The effects of cotton cellulose on both energy band gap of g-C3N4–TiO2 nanoparticles and enhanced photocatalytic properties of cotton-g-C3N4–TiO2 composites

To recycle powdered photocatalysts and make full use of their active sites, one efficient way is to load these particles on the supporting materials. It is demonstrated that the supports are beneficial because they adsorb organic pollutants to be degraded. However, the effect of the supports on the energy band structure of the generated composite photocatalysts remains unclear. In this study, a heterojunction composed of graphitic carbon nitride (g-C3N4) and TiO2 (g-C3N4–TiO2) was constructed and simultaneously immobilized on the surface of cotton fibers in a one-step hydrothermal process. The structural characteristics and photocatalytic performance of the g-C3N4–TiO2 modified cotton fibers (C–g-C3N4–TiO2) were systematically examined. It was found that g-C3N4 nanosheets were combined with as-synthesized TiO2 nanoparticles during the hydrothermal reaction to form an intimate heterojunction, which was chemically grafted onto cotton fibers via C/O–Ti4+/Ti3+ bonds.
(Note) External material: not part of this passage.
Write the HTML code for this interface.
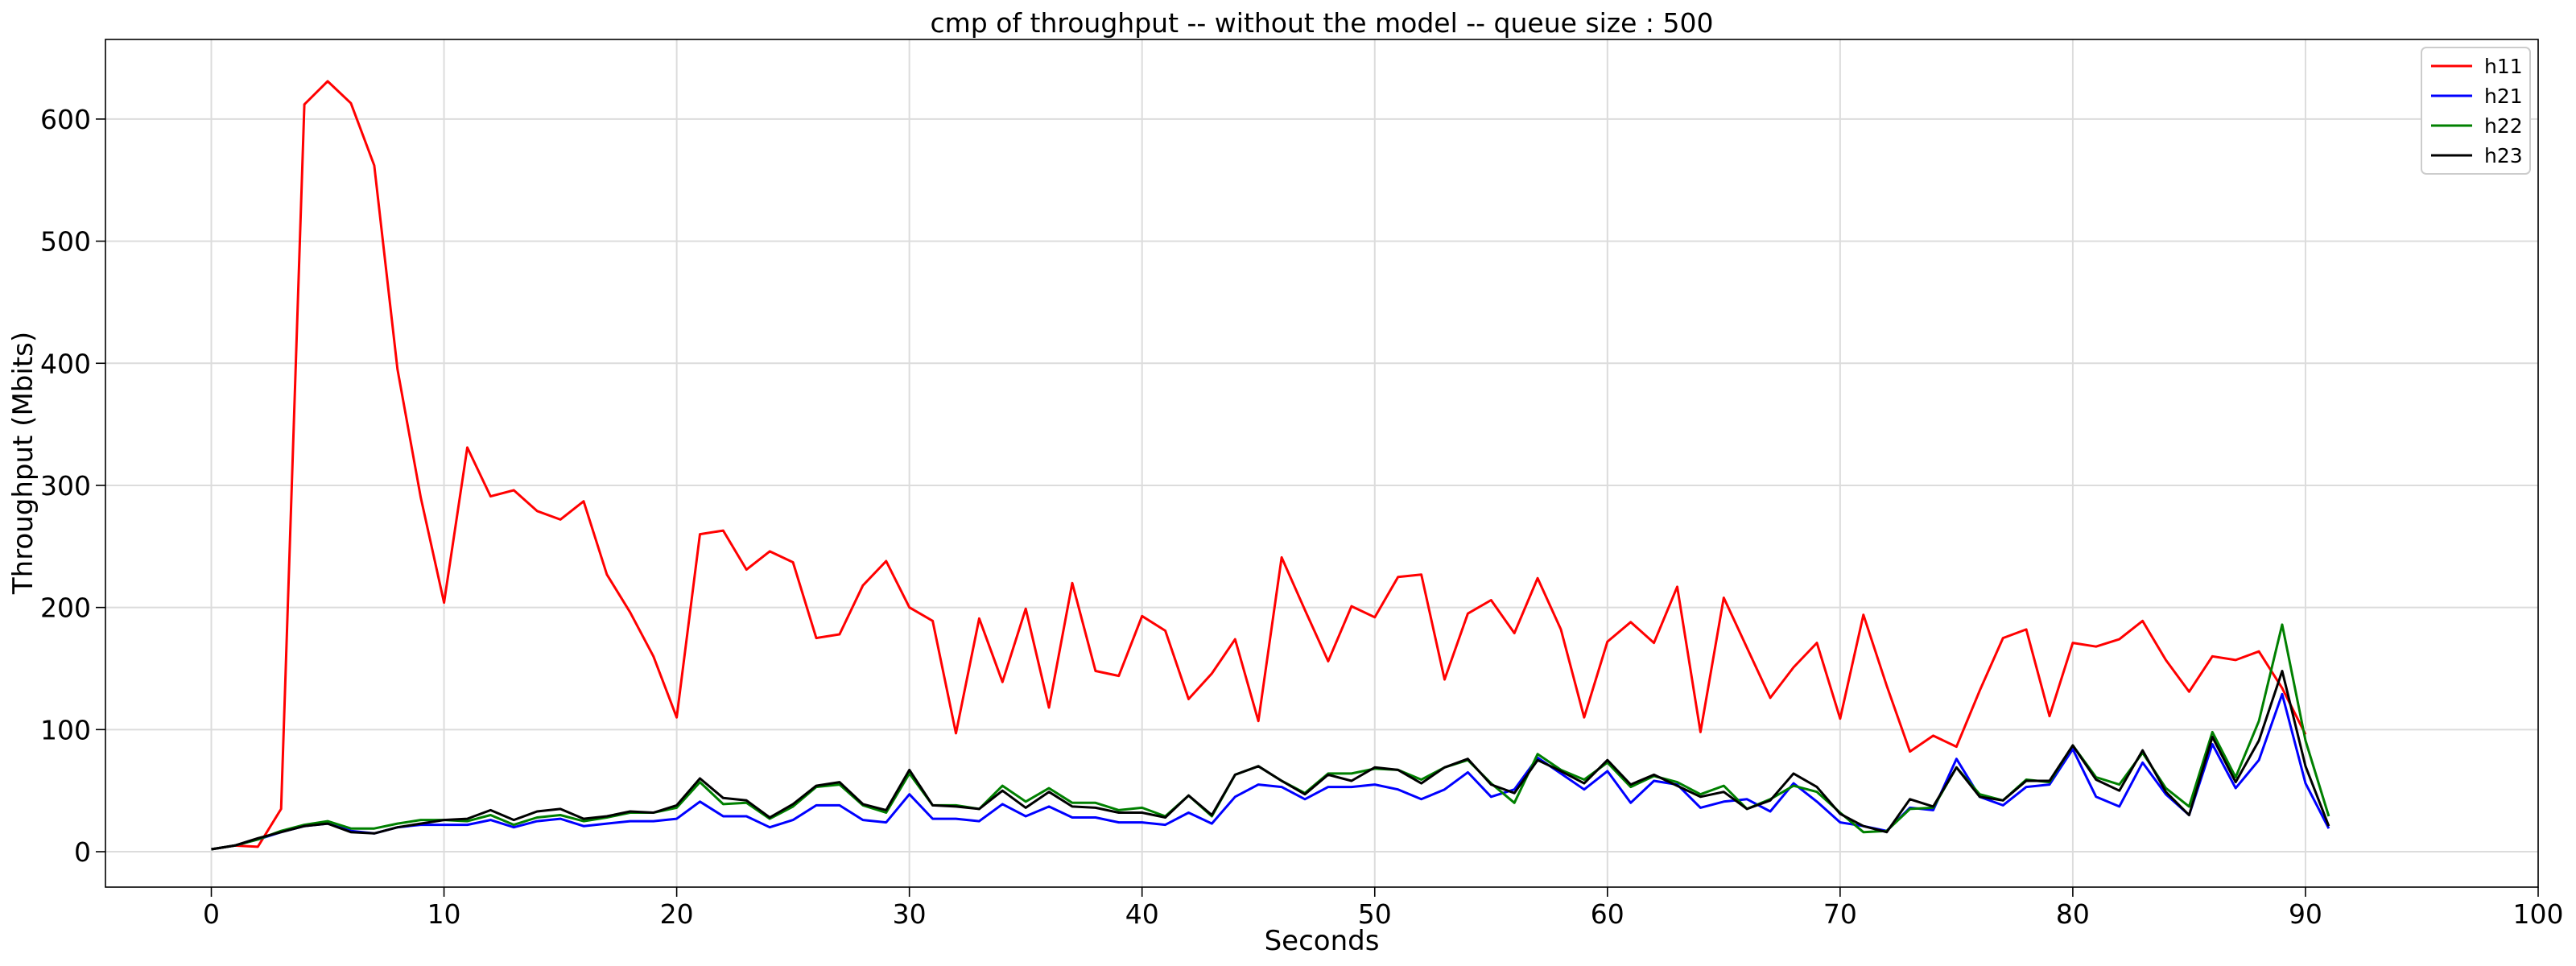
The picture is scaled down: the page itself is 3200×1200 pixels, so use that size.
<!DOCTYPE html>
<html><head><meta charset="utf-8"><style>
html,body{margin:0;padding:0;background:#fff;}
svg{display:block;font-family:"DejaVu Sans","Liberation Sans",sans-serif;}
</style></head><body>
<svg id="chart" width="3200" height="1200" viewBox="0 0 3200 1200" xmlns="http://www.w3.org/2000/svg">
<rect x="0" y="0" width="3200" height="1200" fill="#fff"/>
<g id="grid"></g>
<g id="series"></g>
<rect x="131" y="49" width="3022" height="1053" fill="none" stroke="#000" stroke-width="1.6"/>
<g id="ticks"></g>
<text x="1642" y="40" text-anchor="middle" font-size="33">cmp of throughput -- without the model -- queue size : 500</text>
<text x="1642" y="1180" text-anchor="middle" font-size="34">Seconds</text>
<text transform="translate(40,575) rotate(-90)" text-anchor="middle" font-size="34">Throughput (Mbits)</text>
<g id="legend">
<rect x="3008" y="59" width="135" height="157" rx="6" fill="#fff" stroke="#ccc" stroke-width="2"/>
</g>
</svg>
<script>
const seconds = Array.from({length:92},(_,i)=>i);
const h11 = [2,5,4,35,612,631,613,562,395,290,204,331,291,296,279,272,287,227,196,160,110,260,263,231,246,237,175,178,218,238,200,189,97,191,139,199,118,220,148,144,193,181,125,146,174,107,241,198,156,201,192,225,227,141,195,206,179,224,182,110,172,188,171,217,98,208,167,126,151,171,109,194,136,82,95,86,132,175,182,111,171,168,174,189,157,131,160,157,164,134,96];
const h21 = [2,5,10,16,21,23,17,15,20,22,22,22,26,20,25,27,21,23,25,25,27,41,29,29,20,26,38,38,26,24,47,27,27,25,39,29,37,28,28,24,24,22,32,23,45,55,53,43,53,53,55,51,43,51,65,45,51,77,64,51,66,40,58,55,36,41,43,33,56,41,24,21,17,36,34,76,45,38,53,55,84,45,37,73,47,30,88,52,75,129,56,19];
const h22 = [2,5,10,17,22,25,19,19,23,26,26,25,30,22,28,30,25,28,32,32,36,57,39,40,27,37,53,55,38,32,64,38,38,35,54,41,52,40,40,34,36,29,46,29,63,70,58,48,64,64,68,67,59,69,75,56,40,80,67,59,73,53,62,57,47,54,35,43,54,49,32,16,17,35,36,69,47,42,59,57,87,61,55,81,52,37,98,61,107,186,91,29];
const h23 = [2,5,11,16,21,23,16,15,20,23,26,27,34,26,33,35,27,29,33,32,38,60,44,42,28,39,54,57,39,34,67,38,37,35,50,36,49,37,36,32,32,28,46,30,63,70,58,47,63,58,69,67,56,69,76,55,48,75,66,56,75,55,63,54,45,49,35,42,64,53,31,21,16,43,37,69,45,42,58,58,87,59,50,83,49,30,94,57,91,148,70,21];
const xTicks = [0,10,20,30,40,50,60,70,80,90,100];
const yTicks = [0,100,200,300,400,500,600];
const seriesNames = ['h11','h21','h22','h23'];
const seriesColors = ['#ff0000','#0000ff','#008000','#000000'];

const NS='http://www.w3.org/2000/svg';
const L=131,R=3153,T=49,B=1102;
const xMin=-4.55,xMax=100,yMin=-29.0,yMax=665.2;
const xs=v=>L+(v-xMin)/(xMax-xMin)*(R-L);
const ys=v=>B-(v-yMin)/(yMax-yMin)*(B-T);
function mk(tag,attrs,parent){const e=document.createElementNS(NS,tag);for(const k in attrs)e.setAttribute(k,attrs[k]);parent.appendChild(e);return e;}
const grid=document.getElementById('grid'),ticks=document.getElementById('ticks'),ser=document.getElementById('series'),leg=document.getElementById('legend');
xTicks.forEach(t=>{
  const g=mk('line',{x1:xs(t),x2:xs(t),y1:T,y2:B,stroke:'#dcdcdc','stroke-width':2},grid);
  
  
  const tk=mk('line',{x1:xs(t),x2:xs(t),y1:B,y2:B+12,stroke:'#000','stroke-width':1.6},ticks);
  
  
  const tx=mk('text',{x:xs(t),y:B+45,'text-anchor':'middle','font-size':33},ticks);
  tx.textContent=t;
  
  
});
yTicks.forEach(t=>{
  const g=mk('line',{x1:L,x2:R,y1:ys(t),y2:ys(t),stroke:'#dcdcdc','stroke-width':2},grid);
  
  
  const tk=mk('line',{x1:L-12,x2:L,y1:ys(t),y2:ys(t),stroke:'#000','stroke-width':1.6},ticks);
  
  
  const tx=mk('text',{x:L-18,y:ys(t)+12,'text-anchor':'end','font-size':33},ticks);
  tx.textContent=t;
  
  
});
[h11,h21,h22,h23].forEach((data,si)=>{
  const d=data.map((v,i)=>(i?'L':'M')+xs(seconds[i]).toFixed(1)+' '+ys(v).toFixed(1)).join(' ');
  const p=mk('path',{d:d,fill:'none',stroke:seriesColors[si],'stroke-width':3,'stroke-linejoin':'round'},ser);
  
  
  const ly=82+si*37;
  const ll=mk('line',{x1:3020,x2:3071,y1:ly,y2:ly,stroke:seriesColors[si],'stroke-width':3},leg);
  
  
  const lt=mk('text',{x:3086,y:ly+9,'font-size':25},leg);
  lt.textContent=seriesNames[si];
  
  
});
</script>
</body></html>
Meanwhile, TiO2 nanoparticles were introduced into the swollen cotton fibers. Most notably, the cellulosic cotton substrates could increase the energy band gap of g-C3N4–TiO2 nanocomposites, as demonstrated by the density functional theory (DFT) calculations. The reaction order of radical species (·O2− > 1O2 > ·OH > h+) did not change during MO photodegradation no matter whether the g-C3N4–TiO2 was loaded on cotton fibers. The self-cleaning experiments showed that g-C3N4–TiO2 modified cotton fabrics could be repeatedly used to remove organic contaminants.